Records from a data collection
==============================

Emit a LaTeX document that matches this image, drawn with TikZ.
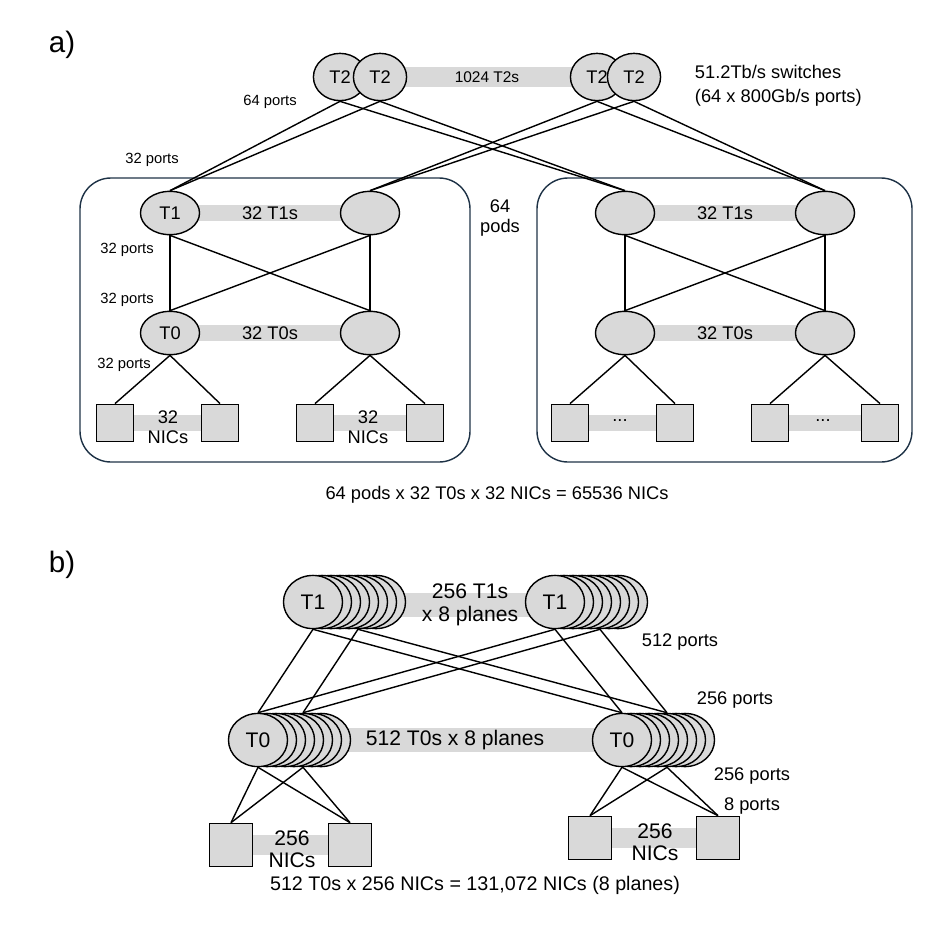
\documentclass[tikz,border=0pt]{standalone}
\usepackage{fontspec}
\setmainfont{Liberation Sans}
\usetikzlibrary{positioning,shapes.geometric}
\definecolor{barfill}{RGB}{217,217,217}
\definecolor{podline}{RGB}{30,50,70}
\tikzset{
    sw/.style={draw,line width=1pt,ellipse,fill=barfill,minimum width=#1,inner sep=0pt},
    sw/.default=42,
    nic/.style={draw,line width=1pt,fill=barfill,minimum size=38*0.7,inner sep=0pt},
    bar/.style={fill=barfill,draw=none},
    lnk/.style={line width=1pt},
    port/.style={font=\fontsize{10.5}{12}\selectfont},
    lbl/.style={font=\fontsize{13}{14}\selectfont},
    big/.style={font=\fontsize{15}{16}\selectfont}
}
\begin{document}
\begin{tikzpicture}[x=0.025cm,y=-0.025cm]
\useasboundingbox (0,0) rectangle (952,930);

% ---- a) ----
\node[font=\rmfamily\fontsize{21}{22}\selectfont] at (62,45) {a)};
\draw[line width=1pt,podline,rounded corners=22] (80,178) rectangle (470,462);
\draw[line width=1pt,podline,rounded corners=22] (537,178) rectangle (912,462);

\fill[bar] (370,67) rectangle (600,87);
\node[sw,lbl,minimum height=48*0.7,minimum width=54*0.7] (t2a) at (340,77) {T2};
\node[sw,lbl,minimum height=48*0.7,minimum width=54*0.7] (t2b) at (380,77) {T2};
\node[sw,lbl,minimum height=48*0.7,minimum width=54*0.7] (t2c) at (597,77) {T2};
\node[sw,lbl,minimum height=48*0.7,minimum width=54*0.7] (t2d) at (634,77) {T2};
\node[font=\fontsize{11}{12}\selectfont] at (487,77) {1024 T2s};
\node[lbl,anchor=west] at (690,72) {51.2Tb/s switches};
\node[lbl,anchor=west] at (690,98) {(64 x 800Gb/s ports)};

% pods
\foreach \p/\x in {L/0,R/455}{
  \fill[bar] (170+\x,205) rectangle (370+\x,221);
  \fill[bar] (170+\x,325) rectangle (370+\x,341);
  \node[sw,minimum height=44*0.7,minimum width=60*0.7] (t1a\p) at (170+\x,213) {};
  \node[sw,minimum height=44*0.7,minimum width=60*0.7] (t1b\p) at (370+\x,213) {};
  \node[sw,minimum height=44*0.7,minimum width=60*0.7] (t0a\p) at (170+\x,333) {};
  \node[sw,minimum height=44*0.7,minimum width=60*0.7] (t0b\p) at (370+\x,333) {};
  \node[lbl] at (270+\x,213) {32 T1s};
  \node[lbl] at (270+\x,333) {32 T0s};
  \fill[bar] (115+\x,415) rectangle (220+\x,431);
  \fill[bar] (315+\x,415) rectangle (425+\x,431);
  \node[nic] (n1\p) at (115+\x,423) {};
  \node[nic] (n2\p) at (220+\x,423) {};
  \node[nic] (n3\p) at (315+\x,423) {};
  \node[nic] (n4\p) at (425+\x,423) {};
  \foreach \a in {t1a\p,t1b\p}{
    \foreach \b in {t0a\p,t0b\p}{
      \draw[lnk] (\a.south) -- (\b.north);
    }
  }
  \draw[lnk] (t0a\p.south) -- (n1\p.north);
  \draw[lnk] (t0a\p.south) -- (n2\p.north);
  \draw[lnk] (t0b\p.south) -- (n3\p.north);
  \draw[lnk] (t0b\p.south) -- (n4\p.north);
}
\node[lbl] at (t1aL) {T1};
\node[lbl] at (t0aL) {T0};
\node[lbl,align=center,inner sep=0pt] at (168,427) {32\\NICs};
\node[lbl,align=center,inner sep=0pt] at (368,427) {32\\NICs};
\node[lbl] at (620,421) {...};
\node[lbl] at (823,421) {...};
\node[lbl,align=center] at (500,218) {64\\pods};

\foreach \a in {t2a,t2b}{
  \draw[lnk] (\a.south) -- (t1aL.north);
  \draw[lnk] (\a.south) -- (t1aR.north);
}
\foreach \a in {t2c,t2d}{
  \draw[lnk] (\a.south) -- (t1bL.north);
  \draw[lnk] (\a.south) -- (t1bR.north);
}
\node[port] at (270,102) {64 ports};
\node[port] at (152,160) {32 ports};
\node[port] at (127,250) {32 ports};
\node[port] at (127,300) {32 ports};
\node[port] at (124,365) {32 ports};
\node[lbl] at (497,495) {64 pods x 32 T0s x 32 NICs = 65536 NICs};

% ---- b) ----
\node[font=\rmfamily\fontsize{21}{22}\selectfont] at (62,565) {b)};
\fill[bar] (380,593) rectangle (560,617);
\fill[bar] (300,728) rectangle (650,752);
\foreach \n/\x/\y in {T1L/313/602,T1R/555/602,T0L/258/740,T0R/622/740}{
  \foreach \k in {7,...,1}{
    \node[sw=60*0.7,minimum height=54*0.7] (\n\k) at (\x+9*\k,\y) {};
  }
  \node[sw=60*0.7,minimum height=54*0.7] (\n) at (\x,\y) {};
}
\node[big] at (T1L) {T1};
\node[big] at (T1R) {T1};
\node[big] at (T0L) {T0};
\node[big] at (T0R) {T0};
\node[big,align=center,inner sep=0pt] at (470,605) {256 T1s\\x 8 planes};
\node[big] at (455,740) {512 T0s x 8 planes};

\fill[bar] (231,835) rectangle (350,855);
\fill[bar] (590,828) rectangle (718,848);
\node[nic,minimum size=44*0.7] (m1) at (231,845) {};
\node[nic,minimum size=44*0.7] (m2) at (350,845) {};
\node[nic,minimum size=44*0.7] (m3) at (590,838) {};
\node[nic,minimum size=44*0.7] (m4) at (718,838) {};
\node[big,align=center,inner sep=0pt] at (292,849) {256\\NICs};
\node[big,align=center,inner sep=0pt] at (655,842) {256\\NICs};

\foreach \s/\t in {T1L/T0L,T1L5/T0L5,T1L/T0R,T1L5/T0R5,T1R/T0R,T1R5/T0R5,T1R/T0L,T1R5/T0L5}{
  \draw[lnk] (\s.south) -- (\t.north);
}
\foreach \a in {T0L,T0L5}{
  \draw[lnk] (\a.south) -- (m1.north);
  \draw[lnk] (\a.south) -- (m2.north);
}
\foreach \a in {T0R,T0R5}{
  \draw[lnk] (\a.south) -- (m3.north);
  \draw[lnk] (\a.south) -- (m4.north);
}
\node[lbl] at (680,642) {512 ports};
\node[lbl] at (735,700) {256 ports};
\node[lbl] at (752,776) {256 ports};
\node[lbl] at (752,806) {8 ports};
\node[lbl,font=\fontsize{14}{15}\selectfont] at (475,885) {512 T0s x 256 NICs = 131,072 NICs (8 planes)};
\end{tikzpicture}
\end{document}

==============================

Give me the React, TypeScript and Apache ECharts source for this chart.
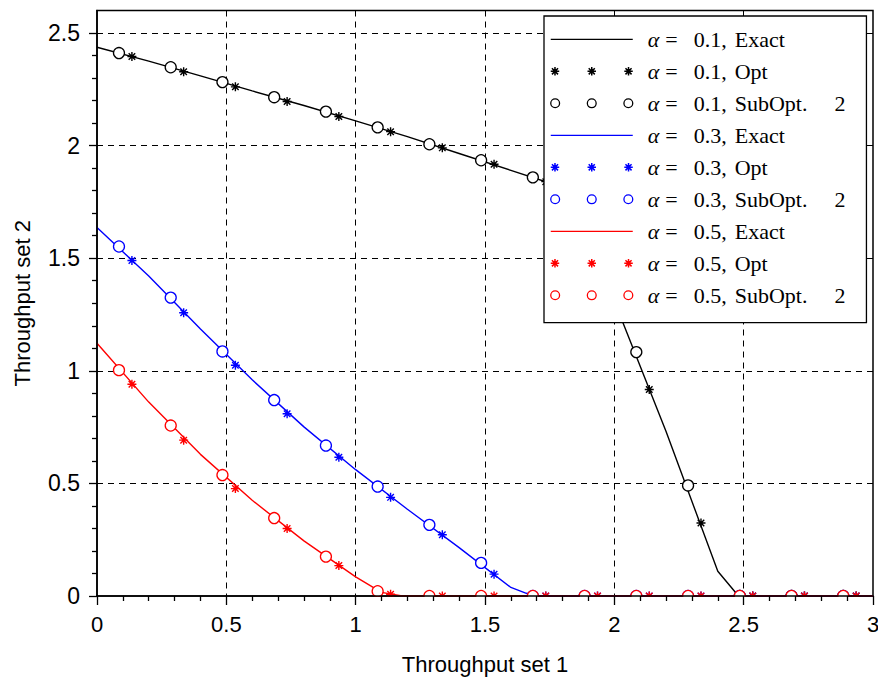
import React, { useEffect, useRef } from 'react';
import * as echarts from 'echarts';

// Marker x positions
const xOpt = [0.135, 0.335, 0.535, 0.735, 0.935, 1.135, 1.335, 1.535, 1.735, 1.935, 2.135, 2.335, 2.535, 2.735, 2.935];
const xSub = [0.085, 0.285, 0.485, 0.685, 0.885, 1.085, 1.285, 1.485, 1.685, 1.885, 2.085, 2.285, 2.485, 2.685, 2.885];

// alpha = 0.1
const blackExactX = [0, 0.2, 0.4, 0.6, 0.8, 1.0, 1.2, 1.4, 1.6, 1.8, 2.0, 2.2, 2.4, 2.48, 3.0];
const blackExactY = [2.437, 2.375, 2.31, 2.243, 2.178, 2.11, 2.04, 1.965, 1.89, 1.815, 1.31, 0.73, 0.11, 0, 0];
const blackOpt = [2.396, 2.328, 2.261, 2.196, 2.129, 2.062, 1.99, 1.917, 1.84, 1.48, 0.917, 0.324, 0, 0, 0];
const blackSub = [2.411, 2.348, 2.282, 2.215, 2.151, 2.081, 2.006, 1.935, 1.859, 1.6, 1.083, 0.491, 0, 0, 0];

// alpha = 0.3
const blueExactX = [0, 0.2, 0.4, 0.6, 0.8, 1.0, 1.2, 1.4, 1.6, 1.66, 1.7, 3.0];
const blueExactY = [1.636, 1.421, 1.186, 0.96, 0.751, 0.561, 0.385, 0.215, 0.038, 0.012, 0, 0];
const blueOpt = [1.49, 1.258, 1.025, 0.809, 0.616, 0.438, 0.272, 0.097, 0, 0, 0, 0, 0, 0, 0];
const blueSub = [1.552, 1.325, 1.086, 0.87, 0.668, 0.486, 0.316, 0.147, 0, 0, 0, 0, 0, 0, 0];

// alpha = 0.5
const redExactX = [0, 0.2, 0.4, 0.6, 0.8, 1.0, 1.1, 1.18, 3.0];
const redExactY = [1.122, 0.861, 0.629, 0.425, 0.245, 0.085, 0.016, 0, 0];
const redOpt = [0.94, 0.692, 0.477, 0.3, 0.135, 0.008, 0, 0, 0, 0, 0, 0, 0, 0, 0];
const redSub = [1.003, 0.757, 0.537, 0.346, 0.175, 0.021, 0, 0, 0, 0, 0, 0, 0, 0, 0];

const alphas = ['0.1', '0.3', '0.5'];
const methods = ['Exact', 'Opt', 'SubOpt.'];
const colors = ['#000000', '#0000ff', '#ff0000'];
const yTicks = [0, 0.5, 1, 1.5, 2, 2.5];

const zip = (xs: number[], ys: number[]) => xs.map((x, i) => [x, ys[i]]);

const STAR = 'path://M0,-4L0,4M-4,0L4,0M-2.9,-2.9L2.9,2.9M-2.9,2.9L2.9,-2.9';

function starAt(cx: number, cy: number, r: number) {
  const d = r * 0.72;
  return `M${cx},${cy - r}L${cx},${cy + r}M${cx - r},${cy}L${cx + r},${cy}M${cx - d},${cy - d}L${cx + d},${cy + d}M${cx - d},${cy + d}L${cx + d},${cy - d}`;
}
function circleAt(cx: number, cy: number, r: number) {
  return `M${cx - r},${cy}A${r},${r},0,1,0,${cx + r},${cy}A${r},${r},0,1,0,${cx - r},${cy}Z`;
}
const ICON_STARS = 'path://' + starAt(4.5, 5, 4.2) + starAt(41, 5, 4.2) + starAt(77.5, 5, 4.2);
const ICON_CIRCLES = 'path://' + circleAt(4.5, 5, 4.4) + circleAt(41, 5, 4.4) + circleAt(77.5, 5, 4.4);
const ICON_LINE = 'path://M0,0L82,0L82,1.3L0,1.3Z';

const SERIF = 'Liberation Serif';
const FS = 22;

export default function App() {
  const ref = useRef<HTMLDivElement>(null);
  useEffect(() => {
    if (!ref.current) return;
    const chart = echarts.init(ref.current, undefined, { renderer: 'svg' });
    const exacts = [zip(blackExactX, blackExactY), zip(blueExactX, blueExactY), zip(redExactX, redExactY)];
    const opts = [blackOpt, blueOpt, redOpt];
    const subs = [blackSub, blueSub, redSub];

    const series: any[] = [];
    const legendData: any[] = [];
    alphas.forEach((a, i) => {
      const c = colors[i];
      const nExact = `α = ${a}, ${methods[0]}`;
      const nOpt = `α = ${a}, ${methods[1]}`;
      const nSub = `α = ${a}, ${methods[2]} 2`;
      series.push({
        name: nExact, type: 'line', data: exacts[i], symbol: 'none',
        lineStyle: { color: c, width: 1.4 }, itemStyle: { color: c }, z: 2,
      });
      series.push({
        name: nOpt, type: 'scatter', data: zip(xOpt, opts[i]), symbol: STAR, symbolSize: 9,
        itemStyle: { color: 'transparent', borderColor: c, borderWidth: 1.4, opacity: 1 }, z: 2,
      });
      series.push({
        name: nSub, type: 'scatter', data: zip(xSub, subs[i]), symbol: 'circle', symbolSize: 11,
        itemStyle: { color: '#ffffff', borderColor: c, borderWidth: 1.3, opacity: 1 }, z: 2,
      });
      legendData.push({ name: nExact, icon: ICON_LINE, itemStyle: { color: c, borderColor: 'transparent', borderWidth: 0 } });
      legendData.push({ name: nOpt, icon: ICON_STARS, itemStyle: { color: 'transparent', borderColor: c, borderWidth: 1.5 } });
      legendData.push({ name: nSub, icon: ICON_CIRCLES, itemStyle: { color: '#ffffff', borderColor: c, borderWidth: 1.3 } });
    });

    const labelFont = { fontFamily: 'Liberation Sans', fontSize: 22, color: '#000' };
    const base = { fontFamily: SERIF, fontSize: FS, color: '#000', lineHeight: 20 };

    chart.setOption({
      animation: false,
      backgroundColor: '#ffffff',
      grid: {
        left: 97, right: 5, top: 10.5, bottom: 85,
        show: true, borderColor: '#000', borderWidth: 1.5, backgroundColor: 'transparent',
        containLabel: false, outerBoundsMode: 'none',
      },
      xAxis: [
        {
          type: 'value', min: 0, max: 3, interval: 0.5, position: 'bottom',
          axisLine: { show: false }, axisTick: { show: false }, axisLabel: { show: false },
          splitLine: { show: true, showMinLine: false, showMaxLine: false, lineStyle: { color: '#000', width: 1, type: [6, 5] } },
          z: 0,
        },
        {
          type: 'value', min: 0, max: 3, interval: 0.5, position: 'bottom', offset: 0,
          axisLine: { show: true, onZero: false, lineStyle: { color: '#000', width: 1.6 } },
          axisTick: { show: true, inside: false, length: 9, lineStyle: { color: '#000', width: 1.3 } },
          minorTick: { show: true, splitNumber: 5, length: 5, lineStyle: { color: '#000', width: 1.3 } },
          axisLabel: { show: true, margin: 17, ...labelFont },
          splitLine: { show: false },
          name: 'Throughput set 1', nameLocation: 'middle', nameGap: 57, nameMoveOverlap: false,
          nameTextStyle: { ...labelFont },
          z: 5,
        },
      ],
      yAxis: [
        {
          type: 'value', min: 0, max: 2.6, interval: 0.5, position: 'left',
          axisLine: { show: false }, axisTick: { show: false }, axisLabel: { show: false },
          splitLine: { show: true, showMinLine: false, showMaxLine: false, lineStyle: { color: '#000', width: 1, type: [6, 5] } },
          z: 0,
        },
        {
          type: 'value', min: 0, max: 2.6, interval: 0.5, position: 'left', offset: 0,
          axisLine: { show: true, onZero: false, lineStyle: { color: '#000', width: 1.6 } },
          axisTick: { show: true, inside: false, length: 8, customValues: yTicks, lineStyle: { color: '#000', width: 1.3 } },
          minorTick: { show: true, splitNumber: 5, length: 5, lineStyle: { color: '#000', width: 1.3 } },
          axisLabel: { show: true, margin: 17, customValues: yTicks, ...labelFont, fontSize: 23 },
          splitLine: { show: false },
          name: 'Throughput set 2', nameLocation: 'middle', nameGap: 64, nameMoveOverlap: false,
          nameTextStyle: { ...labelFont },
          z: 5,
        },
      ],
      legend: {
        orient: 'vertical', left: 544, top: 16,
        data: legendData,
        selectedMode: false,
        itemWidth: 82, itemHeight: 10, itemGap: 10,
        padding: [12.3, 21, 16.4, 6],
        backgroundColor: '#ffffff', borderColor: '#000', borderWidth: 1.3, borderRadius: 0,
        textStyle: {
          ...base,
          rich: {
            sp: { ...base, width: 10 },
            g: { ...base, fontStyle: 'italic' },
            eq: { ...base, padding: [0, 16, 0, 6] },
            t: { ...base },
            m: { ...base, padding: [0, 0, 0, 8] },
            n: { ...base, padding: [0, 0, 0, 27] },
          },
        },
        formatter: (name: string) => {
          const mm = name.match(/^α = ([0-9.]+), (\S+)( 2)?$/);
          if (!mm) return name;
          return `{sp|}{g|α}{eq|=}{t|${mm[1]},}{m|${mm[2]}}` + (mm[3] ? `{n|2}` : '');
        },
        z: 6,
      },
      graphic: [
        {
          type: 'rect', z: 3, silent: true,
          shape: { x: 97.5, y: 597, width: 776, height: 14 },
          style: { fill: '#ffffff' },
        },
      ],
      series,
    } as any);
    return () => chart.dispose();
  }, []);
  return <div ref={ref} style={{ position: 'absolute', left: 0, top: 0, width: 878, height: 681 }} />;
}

==============================

→ Stated problem
Go to the line containing "Give me the" and copy exactly from there through the line containing "import * as echarts from 'echarts';", both included, and nothing more. Pictures are excluded.

→ Task output
Give me the React, TypeScript and Apache ECharts source for this chart.
import React, { useEffect, useRef } from 'react';
import * as echarts from 'echarts';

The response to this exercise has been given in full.